How can I limit the number of results returned by Dataloader?

Francesco · August 25, 2020, 1:16pm

Hello!

I’m using Absinthe + Dataloader and I have a particular field that returns a lot of results (1000s). I would like to cap it to 10 results, but I’m not sure how since if I did something like the following then it would limit it to 10 results total, not 10 results per parent field.

  def query(View = view, args) do
    view
    |> limit(10)
    |> tablet_query(args)
  end

One way I can think of is to use a custom resolver with dataloader.load and do the filtering in elixir and not with an ecto query. However this seems redundant, is there any way to go about implementing this limiting logic in an Absinthe query?

Thanks in advance for the help!

benwilson512 · August 25, 2020, 2:29pm

Thanks to heroic efforts by @mbuhot https://github.com/absinthe-graphql/dataloader/pull/93 limit in dataloader actually behaves the way you want! Just make sure to update to 1.0.8 which I just released.

Francesco · August 25, 2020, 2:49pm

Amazing, that’s great to hear! As far as a pattern for implementing this goes, would you do something like the following:

    field :views, list_of(:view) do
      arg(:limit, type: :integer)
      arg(:order, type: :sort_order, default_value: :desc)

      resolve(dataloader(Scribe.Analytics))
    end

then in Scribe.Analytics (the context module) have:

  def query(View, args) do
    view_query(args)
  end

  defp view_query(args) do
    Enum.reduce(args, View, fn
      {:order, order}, query ->
        query |> order_by({^order, :inserted_at})
      {:limit, limit_to}, query ->
         query |> limit(limit_to)
    end)
  end

benwilson512 · August 25, 2020, 2:51pm

I think that should work fine!

Francesco · August 26, 2020, 1:00am

Awesome, thanks

Francesco · August 26, 2020, 1:16am

@benwilson512 Is it possible to leverage the same work to get distinct results per parent and not globally?

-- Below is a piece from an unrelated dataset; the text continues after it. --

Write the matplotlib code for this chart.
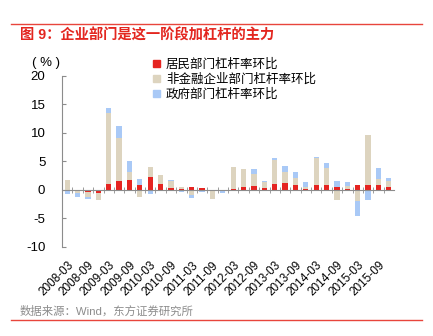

From a quick test it seems like it is but I’m really not confident when it comes to this. The ideal would be if I could get a distinct set of results, order by the inserted_at date and then limit them. Does that seem doable?

If it is the case then what are the limits for this? It seems to be pretty powerful.

Thanks again for the help, I really appreciate it

benwilson512 · August 26, 2020, 2:11am

Well it’s based on lateral joins, so if you can do it with lateral joins, then yes, otherwise no. Unfortunately that’s about all I can contribute without digging in further. @mbuhot might be able to comment further.

mbuhot · August 26, 2020, 4:35am

The implementation is currently checking for the presence of a limit in the query.

When a limit is applied, the query used to load the association is run in a lateral subquery, which would have the effect of applying the distinct separately to each parent .

If you’d like to send a PR that ensures distinct queries are always applied per-parent, the code that needs updating is: here and here

Francesco · August 28, 2020, 1:22pm

Sorry for the slow response! @mbuhot I’ve just modified the code to ensure the query used to load the association always runs in a lateral join but I don’t really know enough to know if it is correct.

Why did you only apply the lateral join subquery when we detected the presence of limit? Is it safe to run it for every query type?

mbuhot · August 29, 2020, 1:27am

My main concerns were that some users might be using MySQL 5, which doesn’t support lateral sub queries, and that when a limit isn’t in use, it’s more efficient to simply call Repo.preload.

One limitation we’ve found is that if your query contains preloads from a join association, it can’t be executed as a subquery.

Otherwise the semantics should be the same.